Amtsantritt des Bundespräsidenten: Frank-Walter Steinmeiers Motto ist der Mut für die Zukunft
Berlin - Als erstes jubelt die Linkspartei: Der von ihr aufgestellte Sozialforscher Christoph Butterwegge bekommt über 30 Stimmen mehr als gedacht. Auch der Fernsehrichter Alexander Holdt erhält nicht nur die zehn Freien-Wähler-Stimmen, sondern insgesamt 25. Und der AfD-Kandidat Albrecht Glaser sammelt 42 Stimmen ein, sieben zusätzlich zu den Wahlleuten seiner Partei.
Ein Schönheitsfehler für Steinmeiers Amtsantritt
Reicht aber alles nicht: Die Bundesversammlung wählt am Sonntag den bisherigen Außenminister und früheren SPD-Kanzlerkandidaten Frank-Walter Steinmeier zum nächsten, dem zwölften Bundespräsidenten. 931 Stimmen bekommt er, eine Dreiviertelmehrheit. Aber immerhin 175 aus dem Unterstützerblock von SPD, CDU, CSU, Grünen und FDP entscheiden sich gegen ihn.

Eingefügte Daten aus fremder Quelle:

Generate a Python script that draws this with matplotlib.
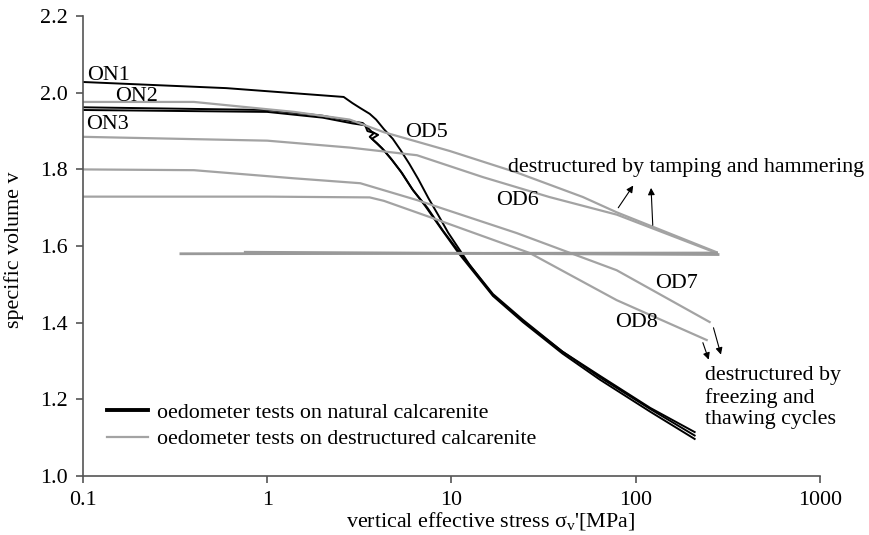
import numpy as np
import matplotlib.pyplot as plt

plt.rcParams['font.family'] = ['Liberation Serif', 'DejaVu Serif']
plt.rcParams['mathtext.fontset'] = 'custom'
plt.rcParams['mathtext.rm'] = 'Liberation Serif'
plt.rcParams['mathtext.it'] = 'Liberation Serif:italic'

# oedometer tests on natural calcarenite (black)
on1_s = [0.1, 0.6, 2.6, 2.9, 3.2, 3.6, 3.9, 4.3, 4.8, 5.3, 5.9, 6.6, 7.5, 8.5, 9.6, 12.6, 16.8, 24.4, 40, 63.8, 120, 209]
on1_v = [2.028, 2.012, 1.989, 1.973, 1.960, 1.945, 1.930, 1.905, 1.880, 1.850, 1.815, 1.775, 1.725, 1.680, 1.635, 1.550, 1.472, 1.405, 1.325, 1.262, 1.178, 1.115]
on2_s = [0.1, 1.0, 2.0, 2.9, 3.3, 3.7, 4.0, 3.7, 3.95, 4.3, 4.8, 5.4, 6.2, 7.4, 9.0, 11, 16.8, 24.4, 40, 63.8, 120, 209]
on2_v = [1.962, 1.955, 1.940, 1.925, 1.921, 1.898, 1.890, 1.880, 1.868, 1.850, 1.822, 1.790, 1.745, 1.700, 1.640, 1.585, 1.475, 1.408, 1.325, 1.258, 1.175, 1.106]
on3_s = [0.1, 1.0, 2.0, 2.9, 3.4, 3.5, 3.8, 3.6, 3.85, 4.2, 4.7, 5.3, 6.1, 7.2, 8.8, 11, 16.8, 24.4, 40, 63.8, 120, 209]
on3_v = [1.955, 1.950, 1.935, 1.920, 1.915, 1.900, 1.895, 1.885, 1.872, 1.855, 1.828, 1.795, 1.750, 1.705, 1.645, 1.580, 1.470, 1.402, 1.320, 1.252, 1.168, 1.097]

# oedometer tests on destructured calcarenite (grey)
od5_s = [0.1, 0.4, 1.4, 2.8, 4.3, 9.8, 22.6, 51.7, 79, 275]
od5_v = [1.976, 1.976, 1.950, 1.930, 1.897, 1.848, 1.792, 1.728, 1.688, 1.584]
od6_s = [0.1, 1.0, 2.8, 6.5, 14.8, 34, 79, 275]
od6_v = [1.885, 1.875, 1.857, 1.837, 1.780, 1.728, 1.682, 1.582]
od7_s = [0.1, 0.4, 1.38, 3.2, 6.5, 22.6, 78.9, 252]
od7_v = [1.800, 1.798, 1.777, 1.764, 1.720, 1.634, 1.537, 1.402]
od8_s = [0.1, 1.0, 3.6, 4.3, 7.6, 26.6, 78.9, 243]
od8_v = [1.729, 1.729, 1.727, 1.718, 1.676, 1.582, 1.459, 1.355]
# unloading of OD5 / OD6
un5_s = [275, 0.34]
un5_v = [1.582, 1.580]
un6_s = [280, 0.76]
un6_v = [1.578, 1.584]

xticks = [0.1, 1, 10, 100, 1000]
xticklabels = ['0.1', '1', '10', '100', '1000']
yticks = [1.0, 1.2, 1.4, 1.6, 1.8, 2.0, 2.2]

black = '#000000'
grey = '#a3a3a3'

fig = plt.figure(figsize=(8.69, 5.35), dpi=100)
ax = fig.add_axes([0.0955, 0.110, 0.848, 0.860])

ax.plot(on1_s, on1_v, color=black, lw=1.4, label='oedometer tests on natural calcarenite')
ax.plot(on2_s, on2_v, color=black, lw=1.4)
ax.plot(on3_s, on3_v, color=black, lw=1.4)

ax.plot(od5_s, od5_v, color=grey, lw=1.6, label='oedometer tests on destructured calcarenite')
ax.plot(od6_s, od6_v, color=grey, lw=1.6)
ax.plot(od7_s, od7_v, color=grey, lw=1.6)
ax.plot(od8_s, od8_v, color=grey, lw=1.6)
ax.plot(un5_s, un5_v, color='#999999', lw=2)
ax.plot(un6_s, un6_v, color='#999999', lw=2)

ax.set_xscale('log')
ax.set_xlim(0.1, 1000)
ax.set_ylim(1.0, 2.2)
ax.set_xticks(xticks)
ax.set_xticklabels(xticklabels)
ax.minorticks_off()
ax.set_yticks(yticks)
ax.set_yticklabels(['%.1f' % t for t in yticks])

for s in ['top', 'right']:
    ax.spines[s].set_visible(False)
for s in ['left', 'bottom']:
    ax.spines[s].set_color('#555555')
    ax.spines[s].set_linewidth(1.2)
fs = 15.8
ax.tick_params(direction='out', length=5, width=1.2, color='#555555', labelsize=fs)
ax.tick_params(axis='y', pad=6)
ax.tick_params(axis='x', pad=6)

ax.text(0.105, 2.046, 'ON1', fontsize=fs, va='center')
ax.text(0.149, 1.989, 'ON2', fontsize=fs, va='center')
ax.text(0.104, 1.918, 'ON3', fontsize=fs, va='center')
ax.text(5.58, 1.897, 'OD5', fontsize=fs, va='center')
ax.text(17.4, 1.720, 'OD6', fontsize=fs, va='center')
ax.text(127, 1.503, 'OD7', fontsize=fs, va='center')
ax.text(77, 1.402, 'OD8', fontsize=fs, va='center')

ax.text(20.2, 1.806, 'destructured by tamping and hammering', fontsize=fs, va='center')
ax.annotate('', xy=(98.9, 1.764), xytext=(78.9, 1.694),
            arrowprops=dict(arrowstyle='-|>', color='black', lw=0.8, mutation_scale=10))
ax.annotate('', xy=(121, 1.759), xytext=(124, 1.647),
            arrowprops=dict(arrowstyle='-|>', color='black', lw=0.8, mutation_scale=10))

ax.text(237, 1.288, 'destructured by\nfreezing and\nthawing cycles', fontsize=fs, va='top',
        linespacing=1.2)
ax.annotate('', xy=(293, 1.310), xytext=(262, 1.394),
            arrowprops=dict(arrowstyle='-|>', color='black', lw=0.8, mutation_scale=10))
ax.annotate('', xy=(252, 1.297), xytext=(229, 1.355),
            arrowprops=dict(arrowstyle='-|>', color='black', lw=0.8, mutation_scale=10))

leg = ax.legend(loc='lower left', bbox_to_anchor=(0.033, 0.058), frameon=False, fontsize=fs,
                handlelength=1.86, handletextpad=0.4, labelspacing=0.3, borderpad=0,
                borderaxespad=0)
leg.get_lines()[0].set_linewidth(2.8)

fig.text(0.016, 0.533, 'specific volume v', rotation=90, fontsize=fs, ha='center', va='center')
fig.text(0.565, 0.005, "vertical effective stress $\\mathrm{\\sigma_v}$'[MPa]", fontsize=fs,
         ha='center', va='bottom')

fig.savefig('out.png', dpi=100)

Es ist ein Schönheitsfehler für Steinmeiers Amtsantritt, mit 15 Prozent ein etwas größerer auch als erwartet bei einer geheimen Abstimmung und bei einem Kandidaten mit seinen Beliebtheitswerten. Aber vor allem in den Unionsparteien gibt es alle möglichen Unzufriedenen: Die, die es als Zumutung sehen, als stärkste Partei nicht für einen eigenen Kandidaten stimmen zu können. „Wir sind betrübt“, hieß es vorher in der CDU.
Es gibt auch die, die ihrer Parteichefin Angela Merkel gerne eins auswischen wollen – und bei einer geheimen Wahl geht das ganz prima, quasi unter dem Tisch. Und bei der SPD gibt es durchaus die, die die von Steinmeier mitverantwortete Agenda 2010 immer noch nicht gut finden: Butterwegge ist sozusagen der Anti-Agenda-Kandidat.
Aber dann ist Steinmeier gewählt, Bundestagspräsident Norbert Lammert verkündet das Ergebnis. Und dann stehen doch alle und klatschen, die SPD jubelt und Blumensträuße werden überreicht.
Steinmeier setzt auf den Mut
Gut drei Stunden hätte es gedauert, wenn alle gut 1200 Wahlleute Steinmeier umgehend gratuliert je etwa zehn Sekunden lang hätten, hat Lammert ausgerechnet. Deswegen spricht der künftige Präsident, der erst der dritte Sozialdemokrat im höchsten Staatsamt ist, dann doch erst ein paar Sätze.
Und vor allem setzt er das Motto seiner Präsidentschaft, die am 18. März beginnt: Freiheit war das das Leitmotiv für den scheidenden Präsidenten Joachim Gauck. Steinmeier entscheidet sich für: Mut. „Lasst uns mutig sein, dann ist mir um die Zukunft nicht bange“, ruft er den Zuhörern zu. Und als Inspiration dafür nennt er eine junge tunesische Aktivistin, die ihm bei einer Reise begegnet ist. „Ihr macht mir Mut“, habe die ihm gesagt und damit die Deutschen gemeint, mit ihrer Geschichte, in der aus Krieg Frieden geworden sei und „die Raserei der Ideologien“ durch Vernunft ersetzt worden sei.
„Wenn dieses Fundament anderswo wackelt, müssen wir umso fester zu diesem Fundament stehen“, sagt Steinmeier. Deutschland sei „ein Anker der Hoffnung”. Er nennt die USA mit ihren neuen Präsidenten Donald Trump nicht, aber der Bezug ist klar. Er sagt, wie nach der Wiedervereinigung müsse man den „Lockrufen der Fremdenfeindlichkeit“ widerstehen. Die Wahlleute der AfD aus verschiedenen Landtagen sitzen am rechten Rand des Saals. Sie klatschen nicht.